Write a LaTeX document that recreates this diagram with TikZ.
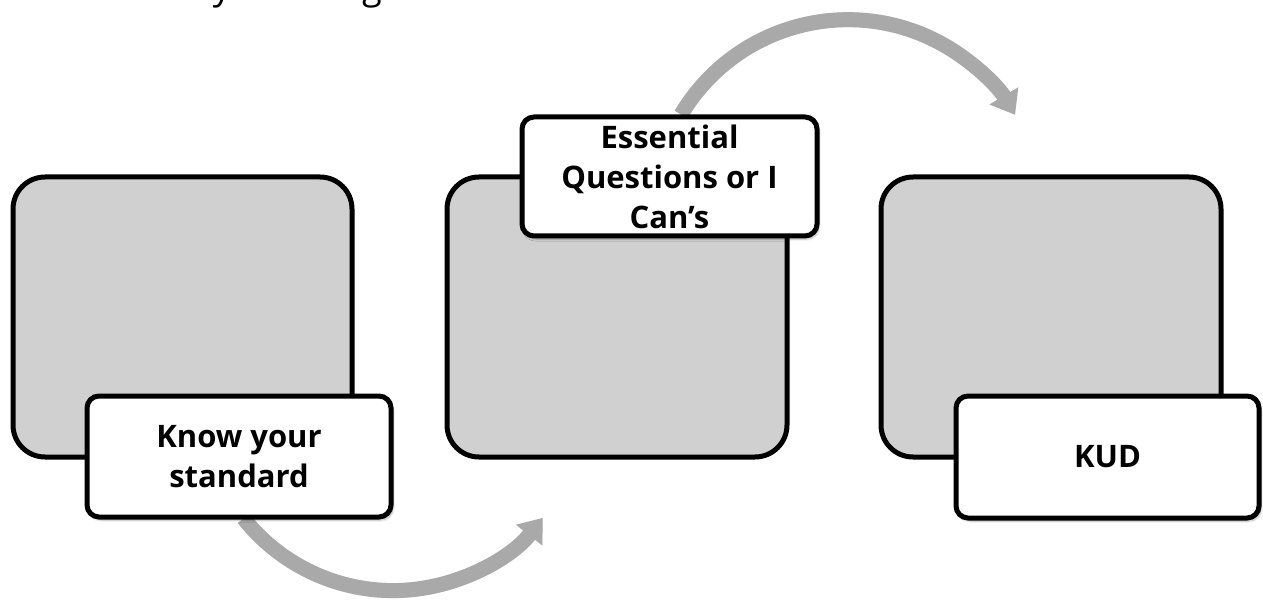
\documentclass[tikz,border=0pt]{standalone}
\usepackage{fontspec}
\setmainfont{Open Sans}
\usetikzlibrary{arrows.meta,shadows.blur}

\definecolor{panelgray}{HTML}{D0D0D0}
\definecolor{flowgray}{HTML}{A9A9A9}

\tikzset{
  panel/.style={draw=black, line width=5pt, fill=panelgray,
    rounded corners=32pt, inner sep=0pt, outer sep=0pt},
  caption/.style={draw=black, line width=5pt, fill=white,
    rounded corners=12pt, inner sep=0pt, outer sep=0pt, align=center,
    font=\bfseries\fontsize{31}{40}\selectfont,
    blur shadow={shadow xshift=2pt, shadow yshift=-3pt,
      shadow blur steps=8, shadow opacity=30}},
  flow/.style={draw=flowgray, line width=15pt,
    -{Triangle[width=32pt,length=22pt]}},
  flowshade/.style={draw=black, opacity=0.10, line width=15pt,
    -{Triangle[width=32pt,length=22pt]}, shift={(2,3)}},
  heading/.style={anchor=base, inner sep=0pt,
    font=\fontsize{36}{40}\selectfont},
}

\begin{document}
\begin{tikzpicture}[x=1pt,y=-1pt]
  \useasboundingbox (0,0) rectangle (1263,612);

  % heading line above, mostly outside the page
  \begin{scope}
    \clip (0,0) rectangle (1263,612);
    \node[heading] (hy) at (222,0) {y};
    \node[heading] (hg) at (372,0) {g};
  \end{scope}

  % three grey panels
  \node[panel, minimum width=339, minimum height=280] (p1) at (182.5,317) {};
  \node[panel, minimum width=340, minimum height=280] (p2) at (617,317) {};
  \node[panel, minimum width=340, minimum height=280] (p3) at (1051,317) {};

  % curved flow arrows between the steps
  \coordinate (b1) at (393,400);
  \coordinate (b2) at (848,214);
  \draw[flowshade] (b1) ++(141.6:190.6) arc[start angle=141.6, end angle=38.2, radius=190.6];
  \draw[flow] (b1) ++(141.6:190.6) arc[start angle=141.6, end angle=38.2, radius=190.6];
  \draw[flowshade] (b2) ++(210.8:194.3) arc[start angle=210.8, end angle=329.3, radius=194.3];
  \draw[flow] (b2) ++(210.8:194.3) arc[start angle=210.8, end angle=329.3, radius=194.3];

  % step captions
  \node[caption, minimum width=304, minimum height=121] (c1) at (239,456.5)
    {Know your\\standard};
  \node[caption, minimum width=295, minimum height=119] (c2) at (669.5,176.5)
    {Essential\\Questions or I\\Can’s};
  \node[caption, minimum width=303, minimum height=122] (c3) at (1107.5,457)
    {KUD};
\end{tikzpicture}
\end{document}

□ □ □ □ □ □ □

◆ REQUIRED TASK ◆
Return to the listing above and set it down exactly, leaving out its pictures.

◆ EXERCISE ANSWER ◆
Write a LaTeX document that recreates this diagram with TikZ.
\documentclass[tikz,border=0pt]{standalone}
\usepackage{fontspec}
\setmainfont{Open Sans}
\usetikzlibrary{arrows.meta,shadows.blur}

\definecolor{panelgray}{HTML}{D0D0D0}
\definecolor{flowgray}{HTML}{A9A9A9}

\tikzset{
  panel/.style={draw=black, line width=5pt, fill=panelgray,
    rounded corners=32pt, inner sep=0pt, outer sep=0pt},
  caption/.style={draw=black, line width=5pt, fill=white,
    rounded corners=12pt, inner sep=0pt, outer sep=0pt, align=center,
    font=\bfseries\fontsize{31}{40}\selectfont,
    blur shadow={shadow xshift=2pt, shadow yshift=-3pt,
      shadow blur steps=8, shadow opacity=30}},
  flow/.style={draw=flowgray, line width=15pt,
    -{Triangle[width=32pt,length=22pt]}},
  flowshade/.style={draw=black, opacity=0.10, line width=15pt,
    -{Triangle[width=32pt,length=22pt]}, shift={(2,3)}},
  heading/.style={anchor=base, inner sep=0pt,
    font=\fontsize{36}{40}\selectfont},
}

\begin{document}
\begin{tikzpicture}[x=1pt,y=-1pt]
  \useasboundingbox (0,0) rectangle (1263,612);

  % heading line above, mostly outside the page
  \begin{scope}
    \clip (0,0) rectangle (1263,612);
    \node[heading] (hy) at (222,0) {y};
    \node[heading] (hg) at (372,0) {g};
  \end{scope}

  % three grey panels
  \node[panel, minimum width=339, minimum height=280] (p1) at (182.5,317) {};
  \node[panel, minimum width=340, minimum height=280] (p2) at (617,317) {};
  \node[panel, minimum width=340, minimum height=280] (p3) at (1051,317) {};

  % curved flow arrows between the steps
  \coordinate (b1) at (393,400);
  \coordinate (b2) at (848,214);
  \draw[flowshade] (b1) ++(141.6:190.6) arc[start angle=141.6, end angle=38.2, radius=190.6];
  \draw[flow] (b1) ++(141.6:190.6) arc[start angle=141.6, end angle=38.2, radius=190.6];
  \draw[flowshade] (b2) ++(210.8:194.3) arc[start angle=210.8, end angle=329.3, radius=194.3];
  \draw[flow] (b2) ++(210.8:194.3) arc[start angle=210.8, end angle=329.3, radius=194.3];

  % step captions
  \node[caption, minimum width=304, minimum height=121] (c1) at (239,456.5)
    {Know your\\standard};
  \node[caption, minimum width=295, minimum height=119] (c2) at (669.5,176.5)
    {Essential\\Questions or I\\Can’s};
  \node[caption, minimum width=303, minimum height=122] (c3) at (1107.5,457)
    {KUD};
\end{tikzpicture}
\end{document}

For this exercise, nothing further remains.